DATASET EXCERPT:
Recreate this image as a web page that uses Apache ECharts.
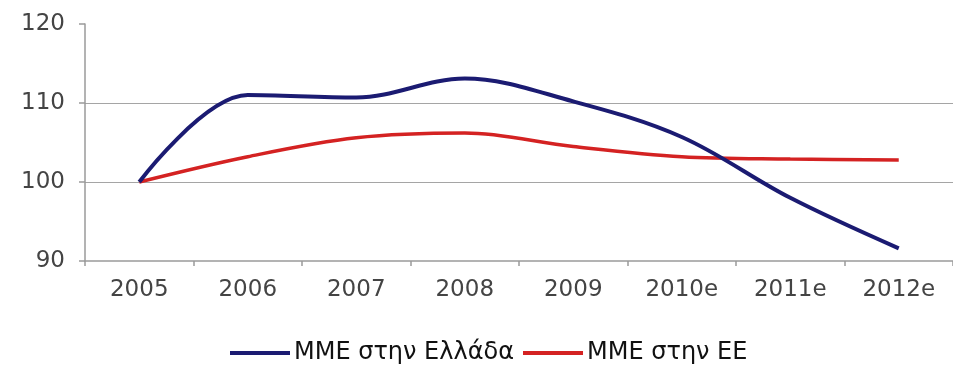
<!DOCTYPE html>
<html>
<head>
<meta charset="utf-8">
<script src="https://cdn.jsdelivr.net/npm/echarts@6/dist/echarts.min.js"></script>
<style>
  html, body { margin: 0; padding: 0; background: #fff; }
  #chart { width: 953px; height: 372px; }
</style>
</head>
<body>
<div id="chart"></div>
<script>
// Index of SME activity, 2005 = 100
const years = ['2005', '2006', '2007', '2008', '2009', '2010e', '2011e', '2012e'];
const greece = [100, 111.0, 110.7, 113.1, 110.2, 105.7, 98.0, 91.6];
const eu = [100, 103.2, 105.6, 106.2, 104.5, 103.2, 102.9, 102.8];
const seriesNames = ['ΜΜΕ στην Ελλάδα', 'ΜΜΕ στην ΕΕ'];
const yTicks = { min: 90, max: 120, step: 10 };

const FONT = '"DejaVu Sans", sans-serif';
const chart = echarts.init(document.getElementById('chart'), null, { renderer: 'canvas' });

chart.setOption({
  animation: false,
  backgroundColor: '#ffffff',
  grid: { left: 85, top: 24, width: 872, height: 237, containLabel: false },
  legend: {
    bottom: 2,
    left: 225,
    icon: 'rect',
    itemWidth: 60,
    itemHeight: 4,
    itemGap: 9,
    textStyle: { fontFamily: FONT, fontSize: 24, color: '#111111', padding: [0, 0, 0, -1] },
    data: seriesNames
  },
  xAxis: {
    type: 'category',
    data: years,
    boundaryGap: true,
    axisLine: { show: true, lineStyle: { color: '#9a9a9a', width: 1.5 } },
    axisTick: { show: true, length: 5, lineStyle: { color: '#9a9a9a', width: 1.5 } },
    axisLabel: { fontFamily: FONT, fontSize: 23, color: '#444444', margin: 18 },
    splitLine: { show: false }
  },
  yAxis: {
    type: 'value',
    min: yTicks.min,
    max: yTicks.max,
    interval: yTicks.step,
    axisLine: { show: true, lineStyle: { color: '#9a9a9a', width: 1.5 } },
    axisTick: { show: true, length: 6, lineStyle: { color: '#9a9a9a', width: 1.5 } },
    axisLabel: { fontFamily: FONT, fontSize: 23, color: '#444444', margin: 20 },
    splitLine: {
      show: true,
      lineStyle: { color: ['rgba(0,0,0,0)', '#a5a5a5', '#a5a5a5', 'rgba(0,0,0,0)'], width: 1.2 }
    }
  },
  series: [
    {
      name: seriesNames[0],
      type: 'line',
      data: greece,
      smooth: 0.35,
      symbol: 'none',
      lineStyle: { color: '#1b1b72', width: 4 },
      itemStyle: { color: '#1b1b72' },
      z: 3
    },
    {
      name: seriesNames[1],
      type: 'line',
      data: eu,
      smooth: 0.35,
      symbol: 'none',
      lineStyle: { color: '#d42222', width: 3.5 },
      itemStyle: { color: '#d42222' },
      z: 2
    }
  ]
});
</script>
</body>
</html>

REQUEST: Copy out each line exactly, without the pictures.

SOLUTION:
Recreate this image as a web page that uses Apache ECharts.
<!DOCTYPE html>
<html>
<head>
<meta charset="utf-8">
<script src="https://cdn.jsdelivr.net/npm/echarts@6/dist/echarts.min.js"></script>
<style>
  html, body { margin: 0; padding: 0; background: #fff; }
  #chart { width: 953px; height: 372px; }
</style>
</head>
<body>
<div id="chart"></div>
<script>
// Index of SME activity, 2005 = 100
const years = ['2005', '2006', '2007', '2008', '2009', '2010e', '2011e', '2012e'];
const greece = [100, 111.0, 110.7, 113.1, 110.2, 105.7, 98.0, 91.6];
const eu = [100, 103.2, 105.6, 106.2, 104.5, 103.2, 102.9, 102.8];
const seriesNames = ['ΜΜΕ στην Ελλάδα', 'ΜΜΕ στην ΕΕ'];
const yTicks = { min: 90, max: 120, step: 10 };

const FONT = '"DejaVu Sans", sans-serif';
const chart = echarts.init(document.getElementById('chart'), null, { renderer: 'canvas' });

chart.setOption({
  animation: false,
  backgroundColor: '#ffffff',
  grid: { left: 85, top: 24, width: 872, height: 237, containLabel: false },
  legend: {
    bottom: 2,
    left: 225,
    icon: 'rect',
    itemWidth: 60,
    itemHeight: 4,
    itemGap: 9,
    textStyle: { fontFamily: FONT, fontSize: 24, color: '#111111', padding: [0, 0, 0, -1] },
    data: seriesNames
  },
  xAxis: {
    type: 'category',
    data: years,
    boundaryGap: true,
    axisLine: { show: true, lineStyle: { color: '#9a9a9a', width: 1.5 } },
    axisTick: { show: true, length: 5, lineStyle: { color: '#9a9a9a', width: 1.5 } },
    axisLabel: { fontFamily: FONT, fontSize: 23, color: '#444444', margin: 18 },
    splitLine: { show: false }
  },
  yAxis: {
    type: 'value',
    min: yTicks.min,
    max: yTicks.max,
    interval: yTicks.step,
    axisLine: { show: true, lineStyle: { color: '#9a9a9a', width: 1.5 } },
    axisTick: { show: true, length: 6, lineStyle: { color: '#9a9a9a', width: 1.5 } },
    axisLabel: { fontFamily: FONT, fontSize: 23, color: '#444444', margin: 20 },
    splitLine: {
      show: true,
      lineStyle: { color: ['rgba(0,0,0,0)', '#a5a5a5', '#a5a5a5', 'rgba(0,0,0,0)'], width: 1.2 }
    }
  },
  series: [
    {
      name: seriesNames[0],
      type: 'line',
      data: greece,
      smooth: 0.35,
      symbol: 'none',
      lineStyle: { color: '#1b1b72', width: 4 },
      itemStyle: { color: '#1b1b72' },
      z: 3
    },
    {
      name: seriesNames[1],
      type: 'line',
      data: eu,
      smooth: 0.35,
      symbol: 'none',
      lineStyle: { color: '#d42222', width: 3.5 },
      itemStyle: { color: '#d42222' },
      z: 2
    }
  ]
});
</script>
</body>
</html>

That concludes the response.